Другими словами, прекрасное есть не что иное, как наиболее совершенный (приближающийся к идеалу) образец среди большого числа однородных объектов: самое типичное дерево среди других деревьев, дом – среди прочих домов и. т. д. Идеализм этого представления вполне соответствовал эпохе, в которую жил автор. Тем не менее, мысль его была подхвачена Гегелем и, пройдя сквозь века, сохранила актуальность доныне. Нам она интересна прежде всего тем, что на её основании можно сделать несколько выводов, прямо относящихся к нашей сегодняшней теме. Первые два вывода будут касаться визуального уровня восприятия формы, последующие – интеллектуального или аналитического. Эмоциональный уровень мы пока что оставим в стороне.
Итак, во-первых, следует согласиться с тем, что нельзя рассматривать предмет с эстетической точки зрения в отрыве от его частей, так как именно эти части определяют степень его симметричности и вообще создают его внешний облик. Отсюда легко прийти к уже рассмотренной нами закономерности: чем проще устроен объект, чем меньше в нём компонентов и «характерных черт», тем выше его внешняя симметрия. Сравните, к примеру, две трёхмерные геометрические фигуры – шар и конус. При сопоставимых размерах облик первого значительно проще и лаконичнее второго.

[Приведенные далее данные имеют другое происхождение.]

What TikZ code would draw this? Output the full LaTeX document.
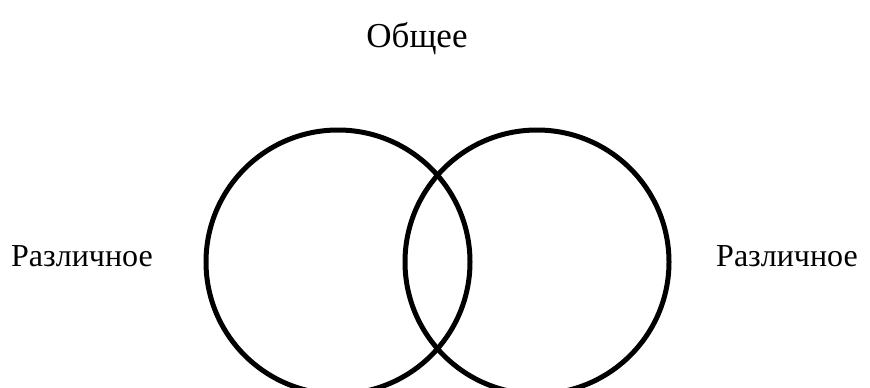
\documentclass[tikz,border=0pt]{standalone}
\usepackage{fontspec}
\setmainfont{Liberation Serif}
\begin{document}
\begin{tikzpicture}[x=1pt,y=-1pt,
  ring/.style={draw=black,line width=5pt},
  lbl/.style={font=\fontsize{32}{38}\selectfont,inner sep=0pt},
  ttl/.style={font=\fontsize{35}{42}\selectfont,inner sep=0pt}]
\useasboundingbox (0,0) rectangle (870,388);
\begin{scope}
\clip (0,0) rectangle (870,388);
\node[ring,circle,minimum size=264pt,inner sep=0pt] (L) at (338,262) {};
\node[ring,circle,minimum size=264pt,inner sep=0pt] (R) at (537,262) {};
\end{scope}
\node[ttl,anchor=base] (T) at (417,47) {Общее};
\node[lbl,anchor=base west] (A) at (11,266) {Различное};
\node[lbl,anchor=base west] (B) at (716,266) {Различное};
\end{tikzpicture}
\end{document}
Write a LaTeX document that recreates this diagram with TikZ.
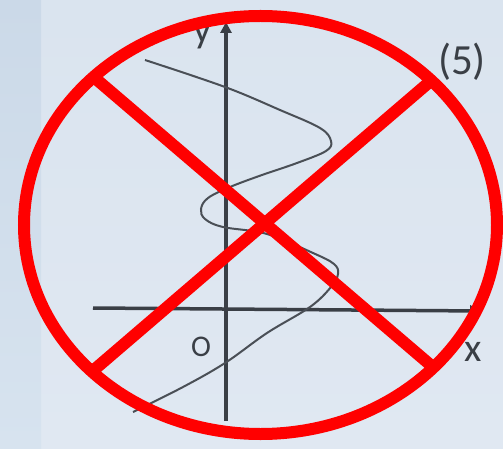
\documentclass[tikz,border=0pt]{standalone}
\usepackage{fontspec}
\setmainfont{Carlito}
\usetikzlibrary{arrows.meta,shapes.geometric}
\definecolor{bgmaintop}{HTML}{DAE4EF}
\definecolor{bgmainbot}{HTML}{E0E8F2}
\definecolor{bglefttop}{HTML}{CBD9E8}
\definecolor{bgleftbot}{HTML}{D7E3EF}
\definecolor{axisgray}{HTML}{3A3F46}
\definecolor{curvegray}{HTML}{4A4F56}
\definecolor{crossred}{HTML}{FF0000}
\begin{document}
\begin{tikzpicture}[x=1pt,y=-1pt,
  axisline/.style={draw=axisgray,line width=3.5pt,-{Triangle[length=11pt,width=11pt]}},
  curveline/.style={draw=curvegray,line width=2pt},
  redline/.style={draw=crossred,line width=12pt},
  lbl/.style={text=axisgray,inner sep=0pt}]
\shade[top color=bgmaintop,bottom color=bgmainbot] (0,0) rectangle (503,449);
\shade[top color=bglefttop,bottom color=bgleftbot] (0,0) rectangle (41,449);
\useasboundingbox (0,0) rectangle (503,449);
% axes
\coordinate (ybot) at (226,421);
\coordinate (ytop) at (226,22);
\coordinate (xleft) at (93,308);
\coordinate (xright) at (481,311);
\draw[axisline] (ybot) -- (ytop);
\draw[axisline] (xleft) -- (xright);
% curve
\draw[curveline] plot[smooth,tension=0.6] coordinates {
 (145,60) (225,87) (280,110) (320,128) (331,141) (326,151) (297,163) (262,175)
 (230,187) (208,198) (201,209) (205,219) (223,227) (267,234) (313,253) (334,264)
 (338,274) (331,287) (310,307) (267,333) (225,363) (183,387) (133,412)};
% labels
\node[lbl,font=\fontsize{40}{40}\selectfont] (ylab) at (203,36) {y};
\node[lbl,font=\fontsize{30}{30}\selectfont] (olab) at (201,347) {O};
\node[lbl,font=\fontsize{40}{40}\selectfont] (xlab) at (473,352) {x};
\node[lbl,font=\fontsize{43}{43}\selectfont] (num) at (462,62) {(5)};
% red cross-out
\node[draw=crossred,line width=12pt,ellipse,minimum width=473pt,minimum height=418pt,inner sep=0pt] (ring) at (260.5,225) {};
\coordinate (c1) at (96,79);
\coordinate (c2) at (434,368);
\coordinate (c3) at (433,79);
\coordinate (c4) at (95,369);
\draw[redline] (c1) -- (c2);
\draw[redline] (c3) -- (c4);
\end{tikzpicture}
\end{document}
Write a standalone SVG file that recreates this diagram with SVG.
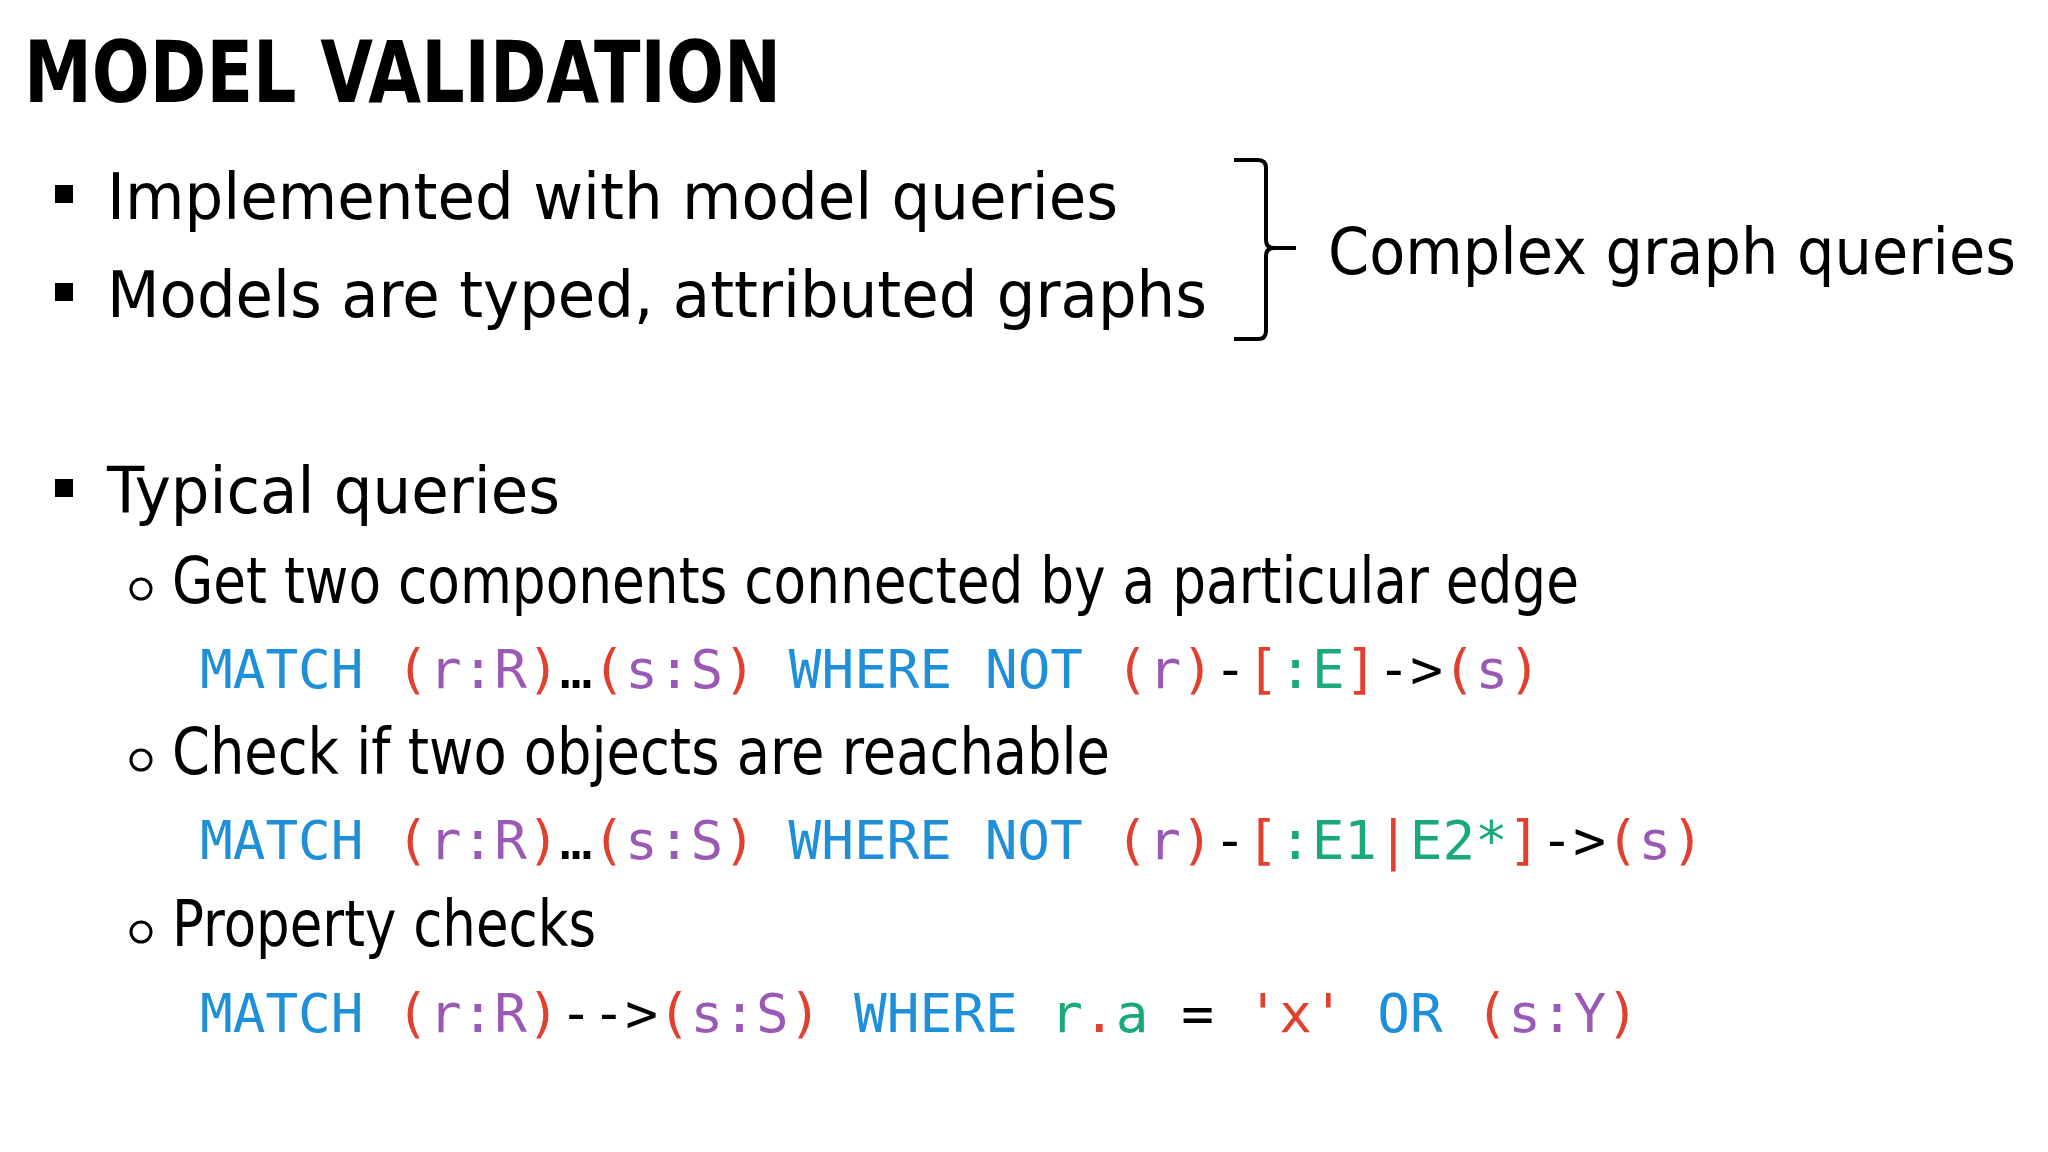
<svg xmlns="http://www.w3.org/2000/svg" width="2048" height="1152" viewBox="0 0 2048 1152">
<style>
.t{font-family:"DejaVu Sans","Liberation Sans",sans-serif;fill:#000;font-size:64px}
.h{font-family:"DejaVu Sans","Liberation Sans",sans-serif;font-weight:bold;font-size:86px;fill:#000}
.c{font-family:"DejaVu Sans Mono","Liberation Mono",monospace;font-size:54px;fill:#000}
.b{fill:#1e8fd8}.r{fill:#e2402f}.p{fill:#9b59b6}.g{fill:#1aa97a}.k{fill:#000}
</style>
<rect width="2048" height="1152" fill="#fff"/>
<g id="title"><text class="h" x="24" y="102" textLength="757" lengthAdjust="spacingAndGlyphs">MODEL VALIDATION</text></g>
<g id="bullets">
<rect x="55" y="185" width="18" height="18"/>
<text class="t" x="107" y="219" textLength="1011" lengthAdjust="spacingAndGlyphs">Implemented with model queries</text>
<rect x="55" y="283" width="18" height="18"/>
<text class="t" x="107" y="317" textLength="1100" lengthAdjust="spacingAndGlyphs">Models are typed, attributed graphs</text>
<rect x="55" y="479" width="18" height="18"/>
<text class="t" x="107" y="513" textLength="453" lengthAdjust="spacingAndGlyphs">Typical queries</text>
</g>
<g id="brace">
<path d="M1234 160 H1258 Q1266 160 1266 168 V240 Q1266 248 1274 248 H1296 M1274 248 Q1266 248 1266 256 V331 Q1266 339 1258 339 H1234" fill="none" stroke="#000" stroke-width="4"/>
<text class="t" x="1328" y="274" font-size="58" textLength="688" lengthAdjust="spacingAndGlyphs">Complex graph queries</text>
</g>
<g id="sub">
<circle cx="141" cy="589" r="10" fill="none" stroke="#000" stroke-width="3"/>
<text class="t" x="172" y="603" font-size="60" textLength="1407" lengthAdjust="spacingAndGlyphs">Get two components connected by a particular edge</text>
<circle cx="141" cy="760" r="10" fill="none" stroke="#000" stroke-width="3"/>
<text class="t" x="172" y="774" font-size="60" textLength="938" lengthAdjust="spacingAndGlyphs">Check if two objects are reachable</text>
<circle cx="141" cy="932" r="10" fill="none" stroke="#000" stroke-width="3"/>
<text class="t" x="172" y="946" font-size="60" textLength="424" lengthAdjust="spacingAndGlyphs">Property checks</text>
</g>
<g id="code">
<text class="c" x="200" y="688" xml:space="preserve" textLength="1341" lengthAdjust="spacingAndGlyphs"><tspan class="b">MATCH</tspan> <tspan class="r">(</tspan><tspan class="p">r:R</tspan><tspan class="r">)</tspan><tspan class="k">…</tspan><tspan class="r">(</tspan><tspan class="p">s:S</tspan><tspan class="r">)</tspan> <tspan class="b">WHERE NOT</tspan> <tspan class="r">(</tspan><tspan class="p">r</tspan><tspan class="r">)</tspan><tspan class="k">-</tspan><tspan class="r">[</tspan><tspan class="g">:E</tspan><tspan class="r">]</tspan><tspan class="k">-&gt;</tspan><tspan class="r">(</tspan><tspan class="p">s</tspan><tspan class="r">)</tspan></text>
<text class="c" x="200" y="859" xml:space="preserve" textLength="1504" lengthAdjust="spacingAndGlyphs"><tspan class="b">MATCH</tspan> <tspan class="r">(</tspan><tspan class="p">r:R</tspan><tspan class="r">)</tspan><tspan class="k">…</tspan><tspan class="r">(</tspan><tspan class="p">s:S</tspan><tspan class="r">)</tspan> <tspan class="b">WHERE NOT</tspan> <tspan class="r">(</tspan><tspan class="p">r</tspan><tspan class="r">)</tspan><tspan class="k">-</tspan><tspan class="r">[</tspan><tspan class="g">:E1</tspan><tspan class="r">|</tspan><tspan class="g">E2*</tspan><tspan class="r">]</tspan><tspan class="k">-&gt;</tspan><tspan class="r">(</tspan><tspan class="p">s</tspan><tspan class="r">)</tspan></text>
<text class="c" x="200" y="1032" xml:space="preserve" textLength="1439" lengthAdjust="spacingAndGlyphs"><tspan class="b">MATCH</tspan> <tspan class="r">(</tspan><tspan class="p">r:R</tspan><tspan class="r">)</tspan><tspan class="k">--&gt;</tspan><tspan class="r">(</tspan><tspan class="p">s:S</tspan><tspan class="r">)</tspan> <tspan class="b">WHERE</tspan> <tspan class="g">r</tspan><tspan class="r">.</tspan><tspan class="g">a</tspan> <tspan class="k">=</tspan> <tspan class="r">'x'</tspan> <tspan class="b">OR</tspan> <tspan class="r">(</tspan><tspan class="p">s:Y</tspan><tspan class="r">)</tspan></text>
</g>
</svg>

Конечно, отнюдь не всегда мелкие предметы устроены проще крупных. Однако общая тенденция упрощения внешней формы природных объектов по мере их миниатюризации, по-моему, очевидна. Большое, состоящее из множества мелких частей, несёт в себе сумму их отличительных черт. Так, скала и её небольшой обломок могут включать в себя один и тот же состав минералов, но в силу разницы в масштабах никакой микроскоп не позволит найти в обломке столько же впадин, выступов, плоскостей, трещин и углов, чтобы его хотя бы отдалённо можно было сравнить в этом смысле со скалой в одинаковом приближении. Правда, чем дальше мы будем удаляться от скалы, тем более она начнёт походить на обломок за счёт неминуемого скрадывания мелких деталей в её облике. Но и масштаб скалы в нашем поле зрения также будет уменьшаться пропорционально расстоянию, пока не сравняется с масштабом обломка, зажатого в руке.